Many food additives have been studied and linked to various diseases. Becoming informed about the additives in everyday food items can make for an easier shopping experience and healthier food for everyone.

………………..CLICK & SEE

Here’s a list of some of the most medically questionable and harmful additives in everyday foods:

1.Sodium nitrite
2.BHA & BHT
3.Propyl gallate
4.Monosodium glutamate
5.Trans fats
6.Aspartame
7.Acesulfame-K
8.Food colorings (Blue, Red, Green, Yellow)
9.Olestra
10.Potassium bromate
11.White sugar
12.Sodium chloride (salt)
Since some of these may not be familiar to you, sodium nitrite is a preservative added most commonly to bacon, ham, hot dogs, sandwich meats, and smoked fish. BHA (butylated hydroxyanisole) and BHT (butylated hydroxytoluene) are other preservatives added to foods like cereal, gum, potato chips, and vegetable oils. Propyl gallate is found in meats, chicken soup base, and gum. All of these preservatives have been linked to cancer.

Monosodium glutamate (MSG) can cause migraines and other adverse effects. Trans fats are being eliminated from most foods, as the studies linking them to heart disease, strokes, and kidney problems are widely accepted.

Aspartame is an artificial sweetener found in products like NutraSweet and Equal as well as diet foods and soft drinks. And acesulfame-K is a newer sweetener used in soft drinks and some baked goods.

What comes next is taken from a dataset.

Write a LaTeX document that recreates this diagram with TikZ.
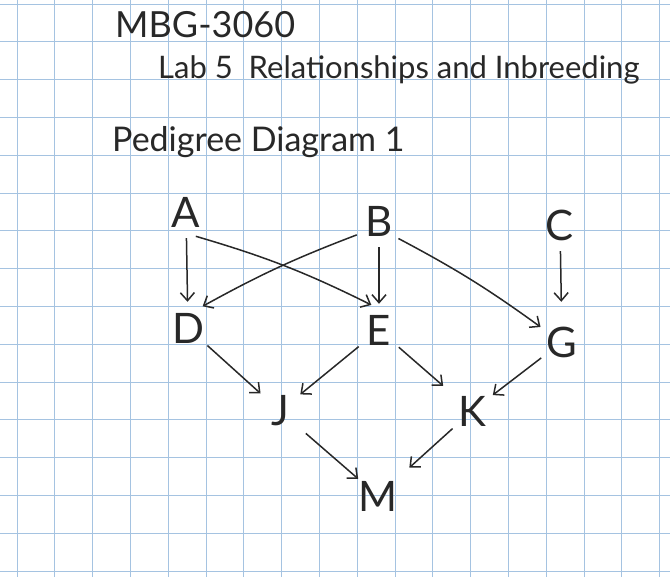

Many food colorings have been banned by the FDA, but some can still be found in foods that require a particular color. Olestra was common for a time in potato chips as an additive that prevented fat from being absorbed in your digestive system. Food colorings have been tied to cancer and Olestra also blocks vitamins from being processed.

Potassium bromate is sometimes added to white flour, breads, and rolls to increase the volume of the products, but it has cancer-causing properties that have prompted some states in America to actually require a label to that effect.

Finally, white sugar and sodium chloride (salt) can be dangerous if not kept to a minimum.